LE QUOTIDIEN : Quelles sont les motivations à l’origine du communiqué de la SFPT intitulé « Stop au harcèlement des scientifiques et à la mise en danger de la santé publique » ?
Pr Dominique Deplanque : Ce n’est pas la première réaction de la SFPT sur le dossier de l’hydroxychloroquine (HCQ). Au printemps dernier, nous avions déjà coordonné une tribune pour réclamer une réaction des autorités face aux dérives de la mauvaise recherche pratiquée au sein de l’IHU de Marseille. À l’époque, une étude sur les 30 000 patients pris en charge à l’IHU venait d’être publiée en préprint.
Si la situation est un peu différente aujourd’hui, le sujet de fond reste le même. Des collègues, tous ou presque membres des Hospices civils de Lyon ou de l’Université de Lyon et de la SFPT, spécialistes de la thérapeutique, ont publié une version complète de leurs résultats présentés au congrès de la SFPT en 2022. Déjà, à l’époque, des réactions sur les réseaux sociaux mettaient en cause la qualité et la pertinence de ce travail.
La publication dans une revue scientifique a relancé la machine à dénigrement, notamment sur les réseaux sociaux, mais pas seulement. Un blog a incité ses lecteurs à envoyer leurs questions directement au coordonnateur de cet article scientifique en donnant en pâture son nom et ses coordonnées. Sa boîte mail professionnelle a été submergée de messages. Quelques questions ont une « allure » scientifique, mais de très nombreux courriers se résument à des menaces et du harcèlement.
Dans ce contexte, la SFPT se devait d’essayer de protéger à la fois le travail scientifique mais aussi plusieurs de ses membres qui font l’objet d’attaques injustes, pour ne pas dire complètement délirantes. Face à une situation très difficile à vivre sur le plan personnel, la SFPT voulait afficher son soutien.
Votre communiqué déplore une forme de dévoiement du débat scientifique…
Tout à fait. Il est normal et légitime de contester une publication scientifique, à condition que ce soit dans les conditions habituelles de l’édition scientifique. Les revues qui publient les articles en endossent pour partie le contenu. Ce dernier fait l’objet d’une révision par des scientifiques indépendants.
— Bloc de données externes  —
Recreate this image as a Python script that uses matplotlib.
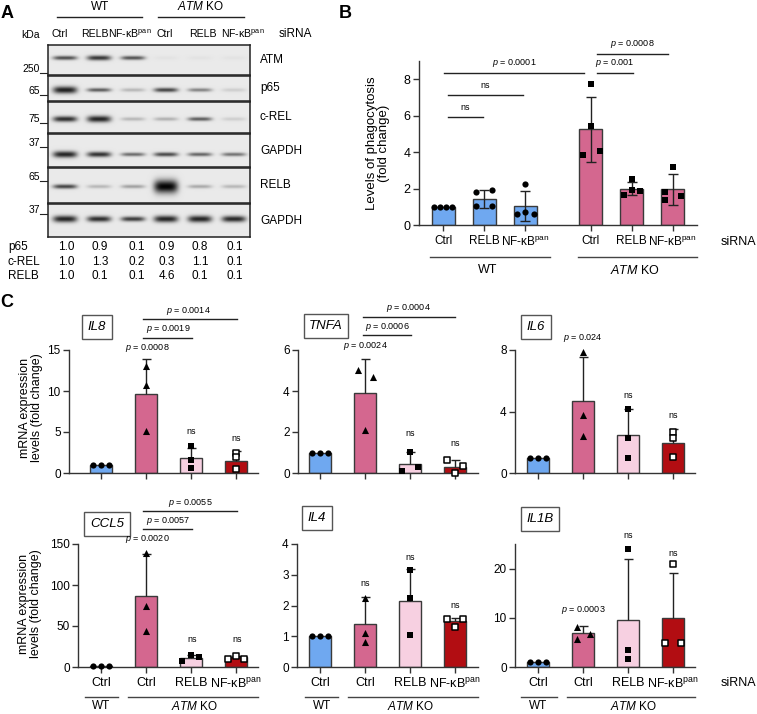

Et toutes les revues sont ouvertes à la discussion, à partir du moment cela s’inscrit dans le cadre prévu.
Si la critique est pertinente, tout un chacun peut adresser des commentaires et des questions aux éditeurs, qui les rapportent ensuite aux responsables des études. S’engage alors un échange entre chercheurs, qui est bien souvent retranscrit par les revues. Ce système fonctionne car il permet un dialogue scientifique entre personnes compétentes dans un champ disciplinaire donné. Surtout, les questions et les interrogations sont étayées par des éléments ou des arguments scientifiques pertinents et avérés.
Au contraire, les réactions suscitées par la publication sur l’HCQ relèvent de la croyance, de la contestation et de la remise en cause systématique sans maîtrise des éléments présentés.
Quelle réaction attendez-vous des autorités, que ce soit du ministère de la santé, de celui de l’enseignement supérieur et de la recherche ou du conseil de l’Ordre des médecins ?
L’espoir est que soit renouvelé le soutien aux chercheurs et aux médecins attaqués. Les ministères concernés pourraient apporter leur appui aux personnels qui travaillent sur des sujets sensibles. S’ils ne peuvent prononcer des sanctions contre les responsables du harcèlement, l’enjeu est d’abord la protection des victimes d’un opprobre public absolument intolérable.
De son côté, l’Ordre pourrait réagir a minima en rappelant les bonnes pratiques de la communication entre médecins et dans le domaine scientifique. Il pourrait se mouiller un peu. D’autant qu’on assiste à une évolution inquiétante, résultant du développement de certains réseaux sociaux qui, malgré l’intention initiale de partage d’informations, relaient la haine et le mépris. Nous sommes plongés dans un système où des personnes qui savent manier des informations non étayées alimentent la peur et l’inquiétude. Au-delà des conséquences sur les destinataires qui reçoivent les messages violents, on peut être inquiet pour la santé publique avec le risque d’installer une défiance accrue dans la parole scientifique et médicale.